Nick Jackson

Developer, data-wrangler and advocate of technology for good and awesome.


Get Your Domain On

17 Apr 2014

Wondering why I’m blogging about this? Read more about my quest for badges!

The web is full of acronyms, thrown about by people like me as shorthand for the myriad of different systems which are involved in getting a web page out of the mind of the developer and into your web browser. One of these acronyms is DNS, three little letters which pretty much underpin the entire internet as you know it. They stand for “Domain Name System”, and I’m going to explain what DNS is, why it’s important and how it works.

Before I can leap into DNS, I need to explain a bit about how the Internet works. If you’ve watched a ‘hacker’ movie before, you will likely have seen a scene in which someone sits at a computer, bangs a few keys and spits out a screen like this one:

A screenshot of my terminal, showing an IP address amid gibberish.

In the middle of all the nonsense you will spot a series of numbers separated by dots. This is an IP address, in this case 185.31.16.133. Exactly how IP addresses are made up, how they are handed out and how they work behind the scenes is a very, very long topic to try and tackle so I won’t bother; instead, just think of an IP address like a phone number. Each computer on the Internet has one (or — more accurately — has access to one, a bit like how more than one person can share a landline number).

Every time your web browser wants to get part of a website, it needs to use the IP address to contact the relevant computer and get hold of the content. However, you’ll note that when you visited my blog today you didn’t type 185.31.16.133 into your address bar (and it won’t be showing that now, take a look). Instead you typed nickjackson.me, or followed a link to the same thing. Clearly then there is some magic happening in the background to turn one into the other, and this is where DNS steps in.

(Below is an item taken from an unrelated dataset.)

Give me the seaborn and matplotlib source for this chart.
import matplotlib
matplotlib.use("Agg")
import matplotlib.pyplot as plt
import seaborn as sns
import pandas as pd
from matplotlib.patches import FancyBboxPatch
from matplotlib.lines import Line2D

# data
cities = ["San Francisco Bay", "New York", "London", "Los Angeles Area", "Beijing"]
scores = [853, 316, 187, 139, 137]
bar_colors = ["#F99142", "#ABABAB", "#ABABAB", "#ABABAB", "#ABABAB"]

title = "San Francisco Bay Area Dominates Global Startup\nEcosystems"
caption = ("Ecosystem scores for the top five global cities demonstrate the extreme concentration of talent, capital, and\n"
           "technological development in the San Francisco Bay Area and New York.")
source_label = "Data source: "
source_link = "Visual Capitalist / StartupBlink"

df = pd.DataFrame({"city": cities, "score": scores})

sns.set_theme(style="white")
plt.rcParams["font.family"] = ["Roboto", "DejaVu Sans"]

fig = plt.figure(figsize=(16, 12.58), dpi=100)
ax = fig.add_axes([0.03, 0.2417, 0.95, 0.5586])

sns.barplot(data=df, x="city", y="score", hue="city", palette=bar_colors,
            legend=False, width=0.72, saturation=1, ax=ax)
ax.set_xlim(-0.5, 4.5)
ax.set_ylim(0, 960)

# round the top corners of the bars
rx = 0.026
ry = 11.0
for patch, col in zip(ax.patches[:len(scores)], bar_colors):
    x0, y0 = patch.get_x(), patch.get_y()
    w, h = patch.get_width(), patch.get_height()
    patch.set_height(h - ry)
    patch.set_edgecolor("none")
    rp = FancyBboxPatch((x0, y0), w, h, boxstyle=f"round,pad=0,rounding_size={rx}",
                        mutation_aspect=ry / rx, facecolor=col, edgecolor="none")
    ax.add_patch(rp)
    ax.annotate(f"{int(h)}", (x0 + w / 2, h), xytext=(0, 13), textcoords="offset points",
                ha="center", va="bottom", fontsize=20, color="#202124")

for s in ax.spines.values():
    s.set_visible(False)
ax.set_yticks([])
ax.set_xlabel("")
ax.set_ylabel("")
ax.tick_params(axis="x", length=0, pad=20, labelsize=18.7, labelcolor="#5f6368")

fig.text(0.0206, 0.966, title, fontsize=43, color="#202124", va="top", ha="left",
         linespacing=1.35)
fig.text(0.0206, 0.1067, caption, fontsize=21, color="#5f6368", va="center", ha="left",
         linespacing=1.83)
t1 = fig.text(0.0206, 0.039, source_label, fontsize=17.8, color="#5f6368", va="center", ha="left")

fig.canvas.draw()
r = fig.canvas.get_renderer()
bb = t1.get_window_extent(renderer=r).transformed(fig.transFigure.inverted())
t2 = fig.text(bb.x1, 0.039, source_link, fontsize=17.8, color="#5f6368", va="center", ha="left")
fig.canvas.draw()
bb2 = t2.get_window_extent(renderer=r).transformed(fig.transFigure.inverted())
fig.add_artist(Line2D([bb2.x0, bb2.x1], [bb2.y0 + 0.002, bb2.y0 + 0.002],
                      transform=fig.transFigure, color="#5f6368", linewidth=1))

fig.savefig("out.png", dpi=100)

Back in the good old days when people still had to go outside, telephones didn’t have built-in phonebooks. Instead the only way to find out someone’s phone number was to actually go and ask them — and this is exactly how the Internet worked. To communicate with another computer you had to know their particular sequence of numbers, and the human brain really sucks at remembering sequences of numbers. It turned out that the telephone industry had also run into this problem, and had come up with an ingenious solution.

The 118 men.

Directory enquiries, represented here by the 118 118 men, meant that armed with nothing more than a name you could call up directory enquiries and in return find out the number of the person you wanted to speak to. The Domain Name Service, or DNS for short, is the Internet’s version of a directory enquiry service; letting a computer look up a name and find out the number. Instead of having to remember that Google was at 173.194.34.100 and P2PU was at 69.164.208.57 you could instead remember google.com and p2pu.org.

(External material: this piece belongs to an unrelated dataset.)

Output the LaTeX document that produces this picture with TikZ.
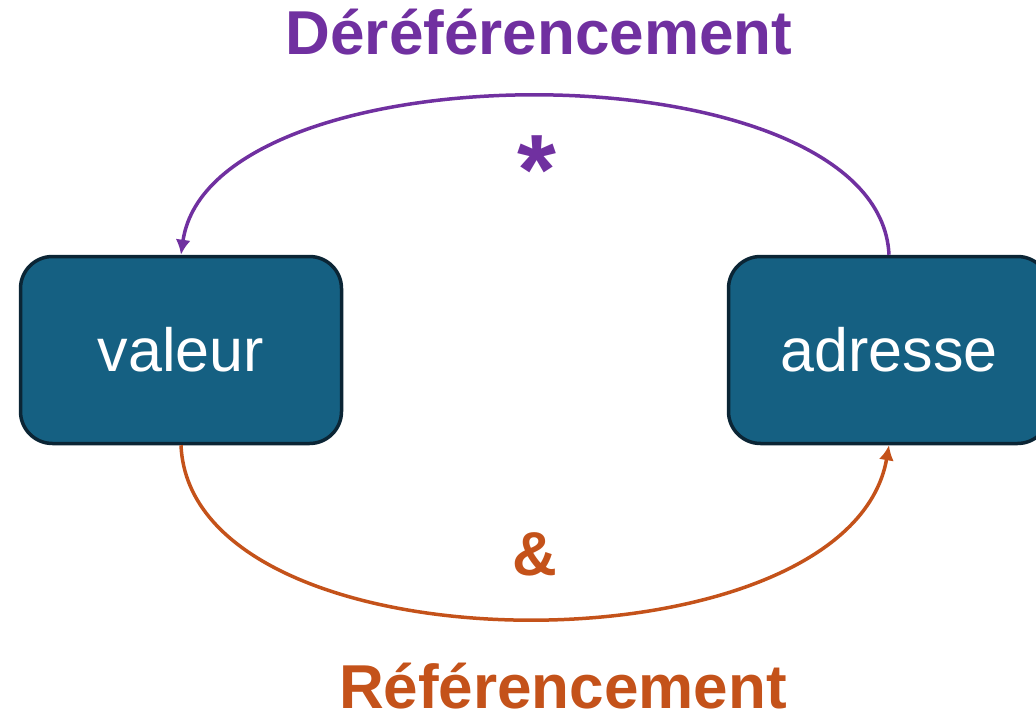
\documentclass[tikz,border=0pt]{standalone}
\usepackage{fontspec}
\setmainfont{Liberation Sans}
\usepackage{xcolor}
\usetikzlibrary{arrows.meta,positioning}

\definecolor{derefcol}{HTML}{7030A0}
\definecolor{refcol}{HTML}{C4521A}
\definecolor{boxfill}{HTML}{156082}
\definecolor{boxline}{HTML}{0B2535}

\begin{document}
\begin{tikzpicture}[x=1pt,y=-1pt,>={Latex[length=15pt,width=15pt]},
  box/.style={draw=boxline,line width=3.5pt,fill=boxfill,rounded corners=32pt,
    minimum width=321pt,minimum height=187pt,text=white,
    font=\fontsize{61}{70}\selectfont},
  big/.style={anchor=base,inner sep=0pt,font=\bfseries\fontsize{62}{70}\selectfont}]
\useasboundingbox (0,0) rectangle (1036,722);
\clip (0,0) rectangle (1036,722);

\node[box] (valeur) at (181,350) {valeur};
\node[box] (adresse) at (889,350) {adresse};

\draw[->,derefcol,line width=3.5pt] (adresse.north)
  .. controls +(-10,-211) and +(30,-211) .. (valeur.north);
\draw[->,refcol,line width=3.5pt] (valeur.south)
  .. controls +(10,231) and +(-40,231) .. (adresse.south);

\node[big,derefcol] (deref) at (539,55) {Déréférencement};
\node[big,refcol] (ref) at (563,708) {Référencement};
\node[big,derefcol,font=\bfseries\fontsize{100}{110}\selectfont] (etoile) at (537,205) {*};
\node[big,refcol] (esperluette) at (535,575) {\&};
\end{tikzpicture}
\end{document}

That covers the what and the why of DNS. The exact details of how are quite long-winded, but I’ll summarise what’s going on here so you’ve got a more complete idea of what’s going on.

  1. To start with, you type an address into your browser. In this case I’ll use my own website nickjackson.me as an example.
  2. Your browser has a look at its own internal directory to see if it already knows the number for nickjackson.me. This is the equivalent of keeping a phonebook yourself, it has recently used numbers in for a quick lookup.
  3. If your browser can’t find the number, it decides to ask someone else. At this point DNS kicks in — when your computer connects to the Internet part of what’s sent to it by the ISP is a reference to your ISP’s own DNS service, a bit like your telephone company giving you a card advertising their own directory enquiries number. Your computer gets in touch with your ISP’s DNS and basically goes “Hi, do you know the number for nickjackson.me?”
  4. Your ISP’s DNS service will check its own directory, which is a bit bigger than your computer’s and will include far more names and numbers. Your ISP might know the number for a popular website already, in which case it can send it back to your computer, or it might not.
  5. If your ISP doesn’t know the number for the address, it will set out to find it. This starts with a global service, looked after by the people at IANA. Your ISP’s DNS service will get in touch with the servers at the very root of DNS, and ask “Hi, do you know the number for nickjackson.me?”
  6. The root servers will normally respond with something along the lines of “No, I don’t know the number, but I do know the number of someone who can tell you more about the .me part of the address. Try 89.188.44.44.”
  7. This process continues, with the ISP’s DNS system trying progressively more accurate directories until eventually one will respond with “Yes, I know the number for nickjackson.me. it’s 185.31.16.133.”
  8. Your ISP’s DNS system will record this fact locally to save time the next time someone asks for it, and will reply to your computer with the number.
  9. Your computer finally gets in touch with the number it’s been given, and says “Hi, can you send me the content for nickjackson.me.”
  10. You get to enjoy the website.

And lo, the DNS system is explained in 10 easy steps.